= DIRECTIONS =
Please return nothing but the lines between the line holding "Output the Python" and the line holding "plt.rcParams['lines.scale_dashes'] = False", both ends included, without the pictures.

= DATA ROWS =
● ● ●

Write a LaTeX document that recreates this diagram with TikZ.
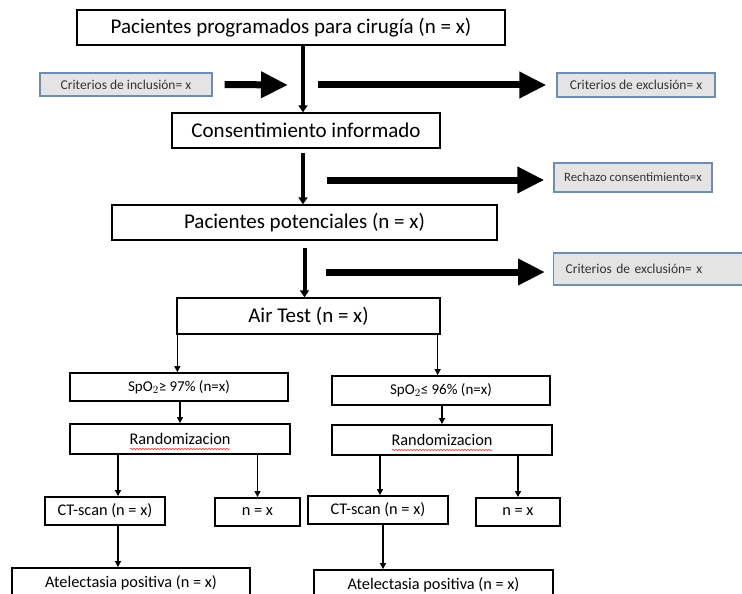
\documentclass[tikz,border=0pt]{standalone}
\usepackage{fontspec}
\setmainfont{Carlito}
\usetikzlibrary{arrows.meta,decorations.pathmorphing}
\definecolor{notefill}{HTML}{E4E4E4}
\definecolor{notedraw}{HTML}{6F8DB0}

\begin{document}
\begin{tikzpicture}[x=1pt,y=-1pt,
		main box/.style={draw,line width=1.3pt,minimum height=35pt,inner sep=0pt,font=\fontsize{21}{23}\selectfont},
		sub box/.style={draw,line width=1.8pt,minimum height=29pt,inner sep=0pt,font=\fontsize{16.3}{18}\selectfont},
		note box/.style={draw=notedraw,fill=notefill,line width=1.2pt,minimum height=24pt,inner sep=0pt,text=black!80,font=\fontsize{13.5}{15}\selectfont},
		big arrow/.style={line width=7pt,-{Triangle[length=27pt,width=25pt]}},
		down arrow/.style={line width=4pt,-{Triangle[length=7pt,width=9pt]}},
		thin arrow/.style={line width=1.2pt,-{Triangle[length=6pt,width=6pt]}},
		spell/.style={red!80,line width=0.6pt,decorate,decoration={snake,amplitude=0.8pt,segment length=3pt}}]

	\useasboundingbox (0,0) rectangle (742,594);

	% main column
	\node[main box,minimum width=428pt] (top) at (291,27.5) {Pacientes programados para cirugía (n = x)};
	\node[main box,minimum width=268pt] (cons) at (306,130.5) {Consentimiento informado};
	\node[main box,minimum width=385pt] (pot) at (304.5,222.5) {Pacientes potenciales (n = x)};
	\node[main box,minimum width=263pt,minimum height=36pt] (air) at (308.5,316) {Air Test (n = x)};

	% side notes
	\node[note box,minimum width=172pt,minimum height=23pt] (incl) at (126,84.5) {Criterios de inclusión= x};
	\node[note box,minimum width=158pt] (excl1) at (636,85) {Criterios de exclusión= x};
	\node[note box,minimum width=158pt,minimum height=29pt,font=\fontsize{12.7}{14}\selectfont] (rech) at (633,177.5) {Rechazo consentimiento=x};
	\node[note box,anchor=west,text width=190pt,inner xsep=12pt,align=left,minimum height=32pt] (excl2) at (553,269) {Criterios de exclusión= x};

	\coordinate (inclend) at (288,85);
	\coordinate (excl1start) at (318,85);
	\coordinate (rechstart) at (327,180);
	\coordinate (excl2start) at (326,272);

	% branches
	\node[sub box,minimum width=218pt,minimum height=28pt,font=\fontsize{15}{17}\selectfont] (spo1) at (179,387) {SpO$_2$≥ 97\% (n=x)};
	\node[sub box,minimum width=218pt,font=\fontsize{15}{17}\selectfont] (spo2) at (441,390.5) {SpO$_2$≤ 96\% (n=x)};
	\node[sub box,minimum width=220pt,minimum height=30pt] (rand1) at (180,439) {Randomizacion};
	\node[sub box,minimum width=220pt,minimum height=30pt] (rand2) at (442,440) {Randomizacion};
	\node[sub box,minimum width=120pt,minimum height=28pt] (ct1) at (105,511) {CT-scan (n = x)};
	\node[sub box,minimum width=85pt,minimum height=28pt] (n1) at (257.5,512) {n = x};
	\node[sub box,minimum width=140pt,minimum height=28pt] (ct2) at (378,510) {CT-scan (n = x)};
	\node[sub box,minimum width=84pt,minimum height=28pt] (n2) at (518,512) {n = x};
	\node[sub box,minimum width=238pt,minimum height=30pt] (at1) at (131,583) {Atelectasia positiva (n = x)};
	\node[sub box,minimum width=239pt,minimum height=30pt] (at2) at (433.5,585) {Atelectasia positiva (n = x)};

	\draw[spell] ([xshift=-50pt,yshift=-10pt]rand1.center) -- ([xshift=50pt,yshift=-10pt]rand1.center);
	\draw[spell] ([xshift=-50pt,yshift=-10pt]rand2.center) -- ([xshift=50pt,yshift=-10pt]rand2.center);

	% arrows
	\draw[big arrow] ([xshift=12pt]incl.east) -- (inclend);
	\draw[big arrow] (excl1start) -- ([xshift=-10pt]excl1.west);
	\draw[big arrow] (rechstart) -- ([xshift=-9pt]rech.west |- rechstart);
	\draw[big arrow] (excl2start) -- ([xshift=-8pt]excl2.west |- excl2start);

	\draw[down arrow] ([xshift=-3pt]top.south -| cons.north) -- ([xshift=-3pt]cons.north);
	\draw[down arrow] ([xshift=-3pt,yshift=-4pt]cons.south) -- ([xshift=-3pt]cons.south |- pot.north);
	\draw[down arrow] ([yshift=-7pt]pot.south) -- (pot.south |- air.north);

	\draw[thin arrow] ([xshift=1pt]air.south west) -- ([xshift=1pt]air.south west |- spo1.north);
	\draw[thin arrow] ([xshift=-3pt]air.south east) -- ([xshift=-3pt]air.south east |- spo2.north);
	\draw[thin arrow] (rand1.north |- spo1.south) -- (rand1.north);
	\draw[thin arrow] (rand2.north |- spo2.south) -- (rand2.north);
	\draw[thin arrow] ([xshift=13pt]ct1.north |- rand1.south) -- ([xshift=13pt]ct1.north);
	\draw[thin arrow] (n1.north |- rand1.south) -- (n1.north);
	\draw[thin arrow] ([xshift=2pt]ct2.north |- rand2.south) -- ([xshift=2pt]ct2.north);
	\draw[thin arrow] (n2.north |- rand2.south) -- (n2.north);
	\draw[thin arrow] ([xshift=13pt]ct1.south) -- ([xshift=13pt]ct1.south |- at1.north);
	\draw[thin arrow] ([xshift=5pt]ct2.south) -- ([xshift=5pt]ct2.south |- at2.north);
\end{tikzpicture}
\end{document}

● ● ●

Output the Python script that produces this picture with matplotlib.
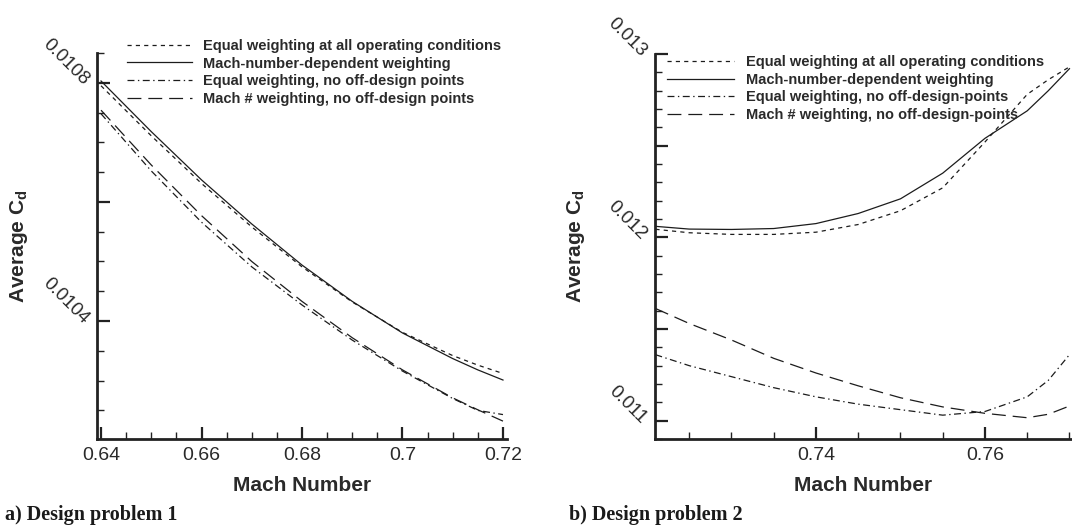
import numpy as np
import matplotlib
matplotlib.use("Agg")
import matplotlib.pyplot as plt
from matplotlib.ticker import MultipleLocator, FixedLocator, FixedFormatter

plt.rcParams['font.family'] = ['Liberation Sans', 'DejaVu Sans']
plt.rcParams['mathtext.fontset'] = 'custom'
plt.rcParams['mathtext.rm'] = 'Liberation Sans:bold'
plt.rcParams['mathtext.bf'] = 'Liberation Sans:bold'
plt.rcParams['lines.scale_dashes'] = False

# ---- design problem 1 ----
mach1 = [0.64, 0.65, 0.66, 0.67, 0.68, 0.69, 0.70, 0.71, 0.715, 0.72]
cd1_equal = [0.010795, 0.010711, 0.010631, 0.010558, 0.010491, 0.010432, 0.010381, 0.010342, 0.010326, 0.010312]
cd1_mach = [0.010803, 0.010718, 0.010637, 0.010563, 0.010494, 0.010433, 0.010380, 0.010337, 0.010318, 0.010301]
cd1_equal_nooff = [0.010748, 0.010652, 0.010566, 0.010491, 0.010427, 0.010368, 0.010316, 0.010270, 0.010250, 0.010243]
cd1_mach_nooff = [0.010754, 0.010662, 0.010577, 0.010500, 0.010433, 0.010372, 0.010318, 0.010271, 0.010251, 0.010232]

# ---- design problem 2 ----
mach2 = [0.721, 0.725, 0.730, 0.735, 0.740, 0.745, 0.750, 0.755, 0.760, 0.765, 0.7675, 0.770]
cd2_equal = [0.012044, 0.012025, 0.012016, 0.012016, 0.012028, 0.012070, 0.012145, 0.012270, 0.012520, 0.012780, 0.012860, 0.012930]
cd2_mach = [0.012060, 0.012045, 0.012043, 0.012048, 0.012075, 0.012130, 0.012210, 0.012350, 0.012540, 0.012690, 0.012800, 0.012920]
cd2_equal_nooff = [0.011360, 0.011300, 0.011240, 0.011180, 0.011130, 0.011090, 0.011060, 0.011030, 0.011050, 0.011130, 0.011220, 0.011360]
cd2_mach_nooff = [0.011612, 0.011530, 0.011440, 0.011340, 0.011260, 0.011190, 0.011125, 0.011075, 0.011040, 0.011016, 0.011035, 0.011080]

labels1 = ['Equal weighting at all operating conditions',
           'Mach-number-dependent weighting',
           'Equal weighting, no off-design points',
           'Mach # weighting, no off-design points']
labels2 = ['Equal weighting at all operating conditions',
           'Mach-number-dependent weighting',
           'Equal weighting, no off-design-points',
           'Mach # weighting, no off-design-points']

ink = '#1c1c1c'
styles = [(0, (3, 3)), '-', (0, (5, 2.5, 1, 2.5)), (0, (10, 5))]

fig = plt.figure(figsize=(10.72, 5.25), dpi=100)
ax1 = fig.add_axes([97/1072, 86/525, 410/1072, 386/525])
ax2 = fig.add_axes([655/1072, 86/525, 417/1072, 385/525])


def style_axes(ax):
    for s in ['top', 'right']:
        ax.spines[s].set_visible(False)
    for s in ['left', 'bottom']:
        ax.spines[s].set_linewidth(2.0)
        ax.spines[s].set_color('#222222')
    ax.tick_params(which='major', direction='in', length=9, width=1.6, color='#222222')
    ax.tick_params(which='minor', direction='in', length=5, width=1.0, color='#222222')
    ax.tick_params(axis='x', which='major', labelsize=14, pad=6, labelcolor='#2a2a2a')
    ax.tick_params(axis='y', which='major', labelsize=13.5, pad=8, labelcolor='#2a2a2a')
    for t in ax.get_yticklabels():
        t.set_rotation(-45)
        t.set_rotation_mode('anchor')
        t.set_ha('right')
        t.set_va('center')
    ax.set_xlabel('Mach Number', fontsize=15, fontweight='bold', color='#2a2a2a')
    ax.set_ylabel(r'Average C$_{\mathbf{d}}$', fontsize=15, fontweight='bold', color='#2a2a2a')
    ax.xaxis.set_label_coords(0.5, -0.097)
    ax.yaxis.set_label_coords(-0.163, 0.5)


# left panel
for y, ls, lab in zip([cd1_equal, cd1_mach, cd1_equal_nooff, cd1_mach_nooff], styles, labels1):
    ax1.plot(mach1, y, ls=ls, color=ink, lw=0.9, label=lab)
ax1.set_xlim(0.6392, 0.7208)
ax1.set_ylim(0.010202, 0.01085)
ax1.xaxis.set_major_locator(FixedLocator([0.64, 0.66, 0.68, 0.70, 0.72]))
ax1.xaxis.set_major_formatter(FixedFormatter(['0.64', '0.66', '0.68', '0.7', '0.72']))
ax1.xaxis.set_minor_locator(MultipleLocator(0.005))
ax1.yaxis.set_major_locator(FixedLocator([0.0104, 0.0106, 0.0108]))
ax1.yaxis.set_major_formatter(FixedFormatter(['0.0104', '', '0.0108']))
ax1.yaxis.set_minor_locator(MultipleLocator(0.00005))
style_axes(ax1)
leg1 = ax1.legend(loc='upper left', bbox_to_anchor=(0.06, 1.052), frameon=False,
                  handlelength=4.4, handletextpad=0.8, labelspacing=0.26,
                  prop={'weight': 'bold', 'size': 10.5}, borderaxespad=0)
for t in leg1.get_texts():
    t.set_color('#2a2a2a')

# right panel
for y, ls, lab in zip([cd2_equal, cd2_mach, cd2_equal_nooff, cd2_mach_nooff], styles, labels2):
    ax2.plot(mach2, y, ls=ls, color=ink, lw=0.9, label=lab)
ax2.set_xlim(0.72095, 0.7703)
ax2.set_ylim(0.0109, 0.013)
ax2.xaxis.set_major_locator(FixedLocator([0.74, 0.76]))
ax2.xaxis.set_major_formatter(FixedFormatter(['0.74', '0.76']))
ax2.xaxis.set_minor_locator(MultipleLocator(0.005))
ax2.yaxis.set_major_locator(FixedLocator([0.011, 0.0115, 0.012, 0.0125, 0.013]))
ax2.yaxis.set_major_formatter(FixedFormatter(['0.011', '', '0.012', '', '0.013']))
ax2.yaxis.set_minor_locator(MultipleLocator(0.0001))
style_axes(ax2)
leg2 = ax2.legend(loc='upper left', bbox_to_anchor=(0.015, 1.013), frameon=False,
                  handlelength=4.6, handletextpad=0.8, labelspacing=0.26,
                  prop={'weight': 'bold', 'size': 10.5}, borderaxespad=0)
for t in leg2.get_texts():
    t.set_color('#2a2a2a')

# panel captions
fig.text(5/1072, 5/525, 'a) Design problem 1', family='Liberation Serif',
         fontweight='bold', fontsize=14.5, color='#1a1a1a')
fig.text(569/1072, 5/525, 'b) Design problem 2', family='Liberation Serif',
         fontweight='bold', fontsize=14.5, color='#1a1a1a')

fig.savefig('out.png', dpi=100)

● ● ●

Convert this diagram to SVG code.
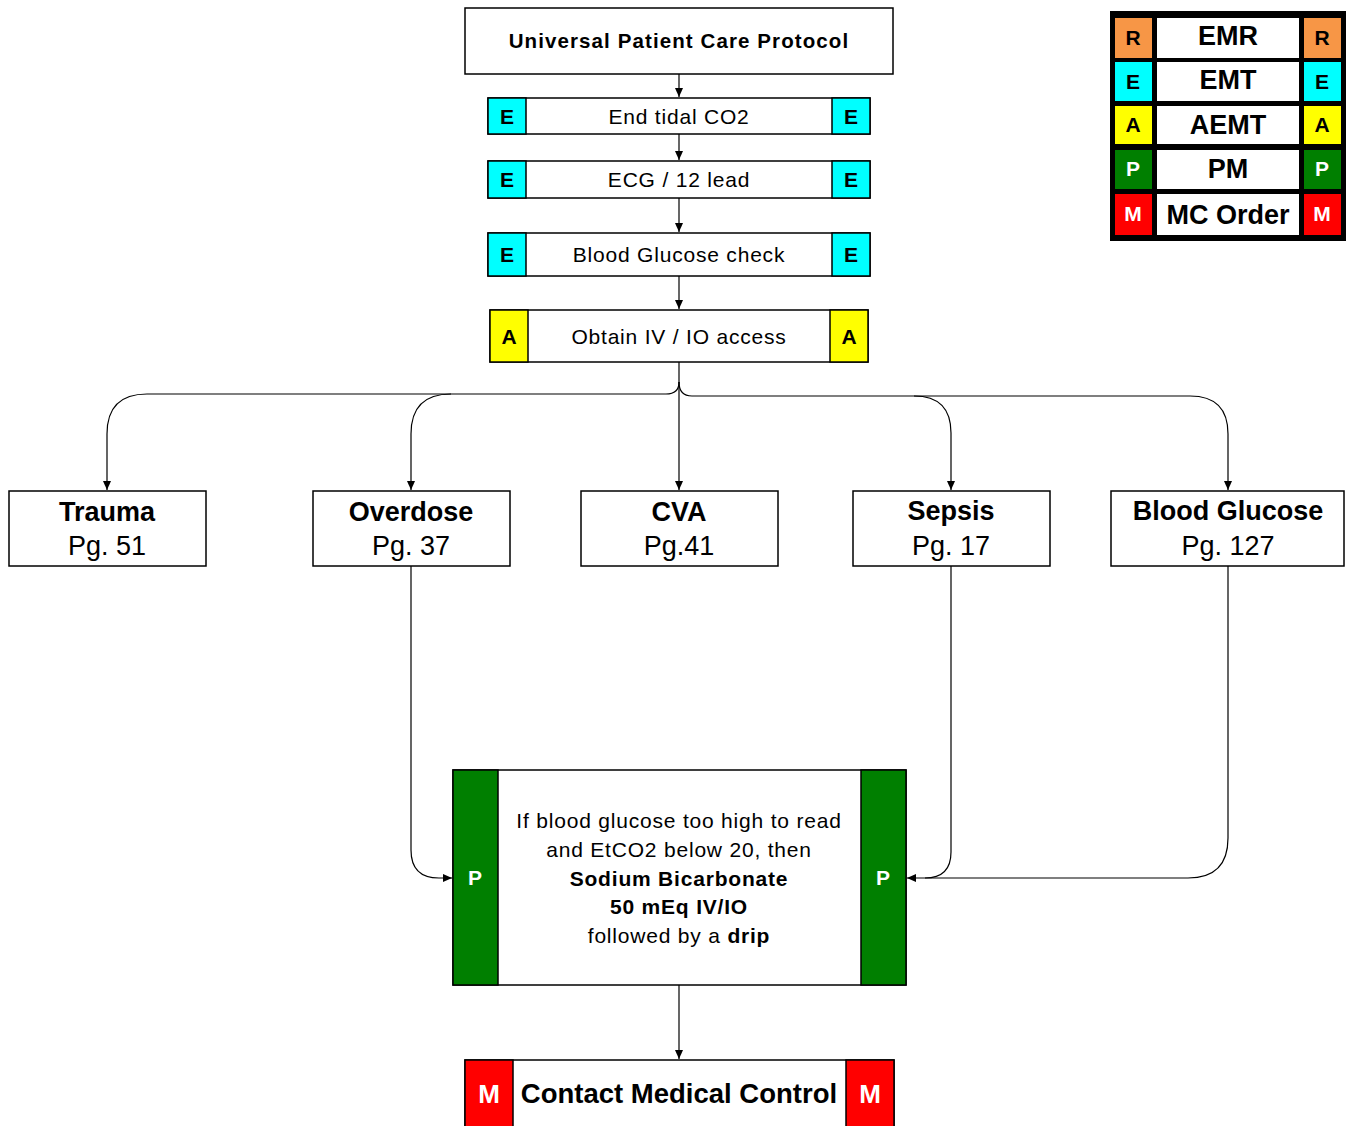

● ● ●

= SOLUTION TO THIS EXERCISE =
Output the Python script that produces this picture with matplotlib.
import numpy as np
import matplotlib
matplotlib.use("Agg")
import matplotlib.pyplot as plt
from matplotlib.ticker import MultipleLocator, FixedLocator, FixedFormatter

plt.rcParams['font.family'] = ['Liberation Sans', 'DejaVu Sans']
plt.rcParams['mathtext.fontset'] = 'custom'
plt.rcParams['mathtext.rm'] = 'Liberation Sans:bold'
plt.rcParams['mathtext.bf'] = 'Liberation Sans:bold'
plt.rcParams['lines.scale_dashes'] = False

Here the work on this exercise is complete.